▶ **Problem details**
Give back, exactly as it appears, the run of lines opening with the one containing "Convert this chart to matplotlib code." and closing with the one containing "import pandas as pd". Nothing outside that run should appear.

[Stored entries]
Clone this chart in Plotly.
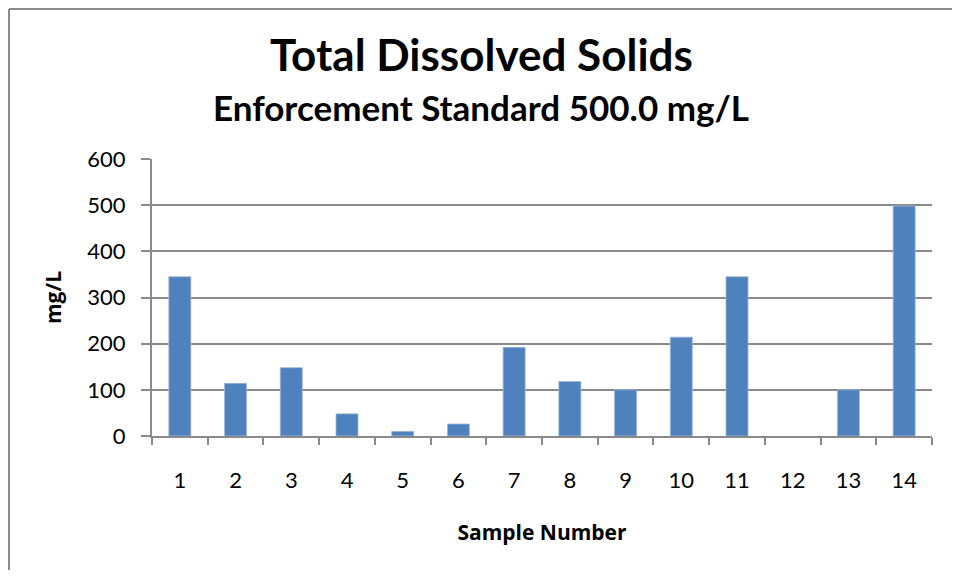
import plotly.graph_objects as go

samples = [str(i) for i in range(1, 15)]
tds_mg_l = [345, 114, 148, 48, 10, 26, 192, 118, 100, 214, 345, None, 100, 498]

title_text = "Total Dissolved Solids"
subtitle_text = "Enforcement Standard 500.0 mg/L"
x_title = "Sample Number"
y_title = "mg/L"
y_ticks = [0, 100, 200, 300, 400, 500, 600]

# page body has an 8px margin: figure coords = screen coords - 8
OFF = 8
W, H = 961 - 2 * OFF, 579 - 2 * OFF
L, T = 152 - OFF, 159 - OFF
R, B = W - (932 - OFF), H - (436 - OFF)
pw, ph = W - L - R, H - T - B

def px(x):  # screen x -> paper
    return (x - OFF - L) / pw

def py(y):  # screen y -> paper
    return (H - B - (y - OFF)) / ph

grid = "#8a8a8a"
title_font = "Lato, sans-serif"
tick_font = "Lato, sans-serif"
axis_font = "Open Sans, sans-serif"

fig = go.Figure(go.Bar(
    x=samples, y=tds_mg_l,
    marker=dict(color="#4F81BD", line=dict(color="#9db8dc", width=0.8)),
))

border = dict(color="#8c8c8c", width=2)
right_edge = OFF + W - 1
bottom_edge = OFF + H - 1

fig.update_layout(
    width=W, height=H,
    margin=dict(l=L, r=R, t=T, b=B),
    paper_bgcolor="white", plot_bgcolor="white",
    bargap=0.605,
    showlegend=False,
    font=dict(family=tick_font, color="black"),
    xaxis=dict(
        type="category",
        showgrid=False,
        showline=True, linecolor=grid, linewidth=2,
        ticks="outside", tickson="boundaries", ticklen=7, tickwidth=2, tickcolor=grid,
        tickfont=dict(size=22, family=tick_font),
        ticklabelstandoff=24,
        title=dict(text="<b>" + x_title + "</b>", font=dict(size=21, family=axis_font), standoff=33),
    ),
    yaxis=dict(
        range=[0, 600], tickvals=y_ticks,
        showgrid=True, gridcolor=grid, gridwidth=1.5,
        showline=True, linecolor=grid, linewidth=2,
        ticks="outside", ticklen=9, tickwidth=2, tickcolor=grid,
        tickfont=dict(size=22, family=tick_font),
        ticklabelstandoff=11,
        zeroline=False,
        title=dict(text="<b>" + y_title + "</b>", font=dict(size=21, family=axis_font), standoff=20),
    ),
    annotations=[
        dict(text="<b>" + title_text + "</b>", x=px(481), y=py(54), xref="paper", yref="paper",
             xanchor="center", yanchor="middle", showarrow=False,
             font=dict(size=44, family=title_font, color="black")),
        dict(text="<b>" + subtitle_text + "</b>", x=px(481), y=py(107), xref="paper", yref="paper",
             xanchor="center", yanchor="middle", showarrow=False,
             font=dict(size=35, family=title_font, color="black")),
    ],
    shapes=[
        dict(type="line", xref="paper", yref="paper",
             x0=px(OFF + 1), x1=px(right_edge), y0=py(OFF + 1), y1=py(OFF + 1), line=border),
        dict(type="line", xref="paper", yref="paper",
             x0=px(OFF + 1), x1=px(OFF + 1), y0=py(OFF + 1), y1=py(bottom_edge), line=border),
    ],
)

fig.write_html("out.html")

==

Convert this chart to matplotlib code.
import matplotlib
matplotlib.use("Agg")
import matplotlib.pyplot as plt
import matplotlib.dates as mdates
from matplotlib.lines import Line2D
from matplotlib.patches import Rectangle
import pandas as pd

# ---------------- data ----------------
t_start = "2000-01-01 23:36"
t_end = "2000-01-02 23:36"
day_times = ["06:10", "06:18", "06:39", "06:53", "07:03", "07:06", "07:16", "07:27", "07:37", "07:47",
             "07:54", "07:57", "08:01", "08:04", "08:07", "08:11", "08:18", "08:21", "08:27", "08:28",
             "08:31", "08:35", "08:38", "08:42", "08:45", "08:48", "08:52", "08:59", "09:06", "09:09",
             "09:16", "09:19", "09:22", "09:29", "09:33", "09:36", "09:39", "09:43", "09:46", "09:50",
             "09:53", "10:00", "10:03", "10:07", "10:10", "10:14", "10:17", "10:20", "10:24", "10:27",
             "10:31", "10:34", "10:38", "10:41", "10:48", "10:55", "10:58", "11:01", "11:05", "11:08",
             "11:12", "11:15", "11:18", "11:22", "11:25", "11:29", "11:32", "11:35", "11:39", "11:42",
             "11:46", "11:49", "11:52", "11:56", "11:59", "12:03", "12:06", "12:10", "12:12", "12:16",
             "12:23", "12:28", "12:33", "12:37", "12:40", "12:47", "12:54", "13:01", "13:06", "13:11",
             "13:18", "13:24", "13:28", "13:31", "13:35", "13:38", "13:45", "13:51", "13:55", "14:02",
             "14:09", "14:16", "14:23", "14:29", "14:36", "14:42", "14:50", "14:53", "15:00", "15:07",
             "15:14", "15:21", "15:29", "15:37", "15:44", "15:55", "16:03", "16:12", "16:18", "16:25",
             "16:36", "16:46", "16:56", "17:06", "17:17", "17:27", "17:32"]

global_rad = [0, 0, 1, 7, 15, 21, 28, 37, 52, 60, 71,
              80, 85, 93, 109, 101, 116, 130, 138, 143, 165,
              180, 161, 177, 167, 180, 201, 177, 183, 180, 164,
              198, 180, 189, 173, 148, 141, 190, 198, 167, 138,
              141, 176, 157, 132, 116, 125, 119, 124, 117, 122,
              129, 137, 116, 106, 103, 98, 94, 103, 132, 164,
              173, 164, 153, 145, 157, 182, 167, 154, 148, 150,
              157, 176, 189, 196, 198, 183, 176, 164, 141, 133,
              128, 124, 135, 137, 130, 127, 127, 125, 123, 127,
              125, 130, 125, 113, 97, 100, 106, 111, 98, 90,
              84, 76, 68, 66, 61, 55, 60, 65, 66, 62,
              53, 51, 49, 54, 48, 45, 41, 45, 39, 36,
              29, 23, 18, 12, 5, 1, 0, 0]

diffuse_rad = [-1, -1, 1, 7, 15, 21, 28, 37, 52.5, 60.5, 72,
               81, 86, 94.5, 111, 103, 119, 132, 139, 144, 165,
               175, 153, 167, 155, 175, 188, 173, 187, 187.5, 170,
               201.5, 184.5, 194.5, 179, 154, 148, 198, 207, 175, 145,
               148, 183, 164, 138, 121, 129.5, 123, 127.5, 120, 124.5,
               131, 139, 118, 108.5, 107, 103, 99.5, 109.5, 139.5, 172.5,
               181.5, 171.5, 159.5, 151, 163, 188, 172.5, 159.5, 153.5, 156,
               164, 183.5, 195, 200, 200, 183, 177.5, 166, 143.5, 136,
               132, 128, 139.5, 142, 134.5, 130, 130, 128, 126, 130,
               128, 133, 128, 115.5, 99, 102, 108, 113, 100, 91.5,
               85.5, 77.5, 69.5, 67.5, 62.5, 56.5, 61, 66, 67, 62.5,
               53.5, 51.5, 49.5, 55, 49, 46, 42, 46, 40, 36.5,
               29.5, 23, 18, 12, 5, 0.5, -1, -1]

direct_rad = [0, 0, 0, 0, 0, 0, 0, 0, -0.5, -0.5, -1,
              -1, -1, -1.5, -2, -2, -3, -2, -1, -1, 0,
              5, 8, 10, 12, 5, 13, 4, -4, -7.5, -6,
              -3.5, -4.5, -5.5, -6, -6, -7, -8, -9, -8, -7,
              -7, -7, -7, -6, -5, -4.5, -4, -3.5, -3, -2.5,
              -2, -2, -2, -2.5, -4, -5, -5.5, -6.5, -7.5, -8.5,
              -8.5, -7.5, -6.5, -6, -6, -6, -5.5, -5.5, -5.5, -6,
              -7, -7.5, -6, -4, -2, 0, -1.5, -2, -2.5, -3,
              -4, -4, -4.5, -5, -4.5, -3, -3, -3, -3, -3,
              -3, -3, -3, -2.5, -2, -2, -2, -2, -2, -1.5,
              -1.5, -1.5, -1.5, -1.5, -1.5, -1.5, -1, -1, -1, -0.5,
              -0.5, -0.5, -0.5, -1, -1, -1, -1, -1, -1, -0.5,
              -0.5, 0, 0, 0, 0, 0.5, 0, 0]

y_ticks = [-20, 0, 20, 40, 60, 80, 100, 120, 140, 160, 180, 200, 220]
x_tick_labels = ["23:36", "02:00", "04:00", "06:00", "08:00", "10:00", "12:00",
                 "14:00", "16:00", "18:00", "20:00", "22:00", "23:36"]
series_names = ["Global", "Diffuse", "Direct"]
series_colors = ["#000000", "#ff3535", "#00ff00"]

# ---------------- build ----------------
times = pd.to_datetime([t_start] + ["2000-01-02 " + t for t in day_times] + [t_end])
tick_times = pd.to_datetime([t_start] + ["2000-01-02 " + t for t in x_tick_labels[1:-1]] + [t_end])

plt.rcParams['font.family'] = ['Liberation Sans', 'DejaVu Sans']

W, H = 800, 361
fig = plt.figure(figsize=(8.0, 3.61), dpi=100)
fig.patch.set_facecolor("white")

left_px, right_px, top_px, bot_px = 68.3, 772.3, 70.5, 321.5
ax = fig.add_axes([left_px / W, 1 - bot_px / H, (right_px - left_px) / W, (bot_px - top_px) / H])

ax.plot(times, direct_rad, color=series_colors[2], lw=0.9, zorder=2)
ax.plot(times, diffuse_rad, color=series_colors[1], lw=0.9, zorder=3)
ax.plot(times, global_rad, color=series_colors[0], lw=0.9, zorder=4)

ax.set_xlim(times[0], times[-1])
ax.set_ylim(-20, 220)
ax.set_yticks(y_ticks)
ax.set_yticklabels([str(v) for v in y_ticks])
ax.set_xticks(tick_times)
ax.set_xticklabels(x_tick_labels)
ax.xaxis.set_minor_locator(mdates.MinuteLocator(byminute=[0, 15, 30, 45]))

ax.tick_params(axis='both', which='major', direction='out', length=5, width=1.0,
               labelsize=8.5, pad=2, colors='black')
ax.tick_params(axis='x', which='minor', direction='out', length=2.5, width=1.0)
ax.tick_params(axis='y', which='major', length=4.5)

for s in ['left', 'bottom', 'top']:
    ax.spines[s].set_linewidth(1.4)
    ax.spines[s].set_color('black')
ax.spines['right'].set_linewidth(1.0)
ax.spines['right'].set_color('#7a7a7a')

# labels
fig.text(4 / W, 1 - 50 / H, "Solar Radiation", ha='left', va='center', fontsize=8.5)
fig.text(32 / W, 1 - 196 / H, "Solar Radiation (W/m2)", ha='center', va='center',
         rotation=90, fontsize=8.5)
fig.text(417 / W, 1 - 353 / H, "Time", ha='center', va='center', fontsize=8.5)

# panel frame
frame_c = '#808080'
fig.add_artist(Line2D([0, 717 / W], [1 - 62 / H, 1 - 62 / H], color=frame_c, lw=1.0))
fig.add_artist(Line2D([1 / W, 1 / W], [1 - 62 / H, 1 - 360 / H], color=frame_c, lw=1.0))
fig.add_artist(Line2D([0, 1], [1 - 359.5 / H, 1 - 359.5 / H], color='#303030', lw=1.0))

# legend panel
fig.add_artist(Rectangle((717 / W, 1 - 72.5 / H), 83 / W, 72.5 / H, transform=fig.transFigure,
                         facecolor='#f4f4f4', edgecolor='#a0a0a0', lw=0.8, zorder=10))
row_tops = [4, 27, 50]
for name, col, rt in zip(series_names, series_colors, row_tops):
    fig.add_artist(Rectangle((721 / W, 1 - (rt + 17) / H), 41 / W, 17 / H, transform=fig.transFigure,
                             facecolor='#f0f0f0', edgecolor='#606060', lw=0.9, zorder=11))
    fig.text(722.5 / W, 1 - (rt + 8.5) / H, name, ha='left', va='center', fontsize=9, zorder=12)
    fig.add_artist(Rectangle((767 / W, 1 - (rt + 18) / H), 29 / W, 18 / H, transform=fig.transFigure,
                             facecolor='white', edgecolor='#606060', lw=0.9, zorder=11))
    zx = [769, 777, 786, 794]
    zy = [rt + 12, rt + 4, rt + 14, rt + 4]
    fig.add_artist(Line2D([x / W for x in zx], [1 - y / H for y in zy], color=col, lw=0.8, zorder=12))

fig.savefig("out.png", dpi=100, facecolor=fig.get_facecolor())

▶ **Task response**
Convert this chart to matplotlib code.
import matplotlib
matplotlib.use("Agg")
import matplotlib.pyplot as plt
import matplotlib.dates as mdates
from matplotlib.lines import Line2D
from matplotlib.patches import Rectangle
import pandas as pd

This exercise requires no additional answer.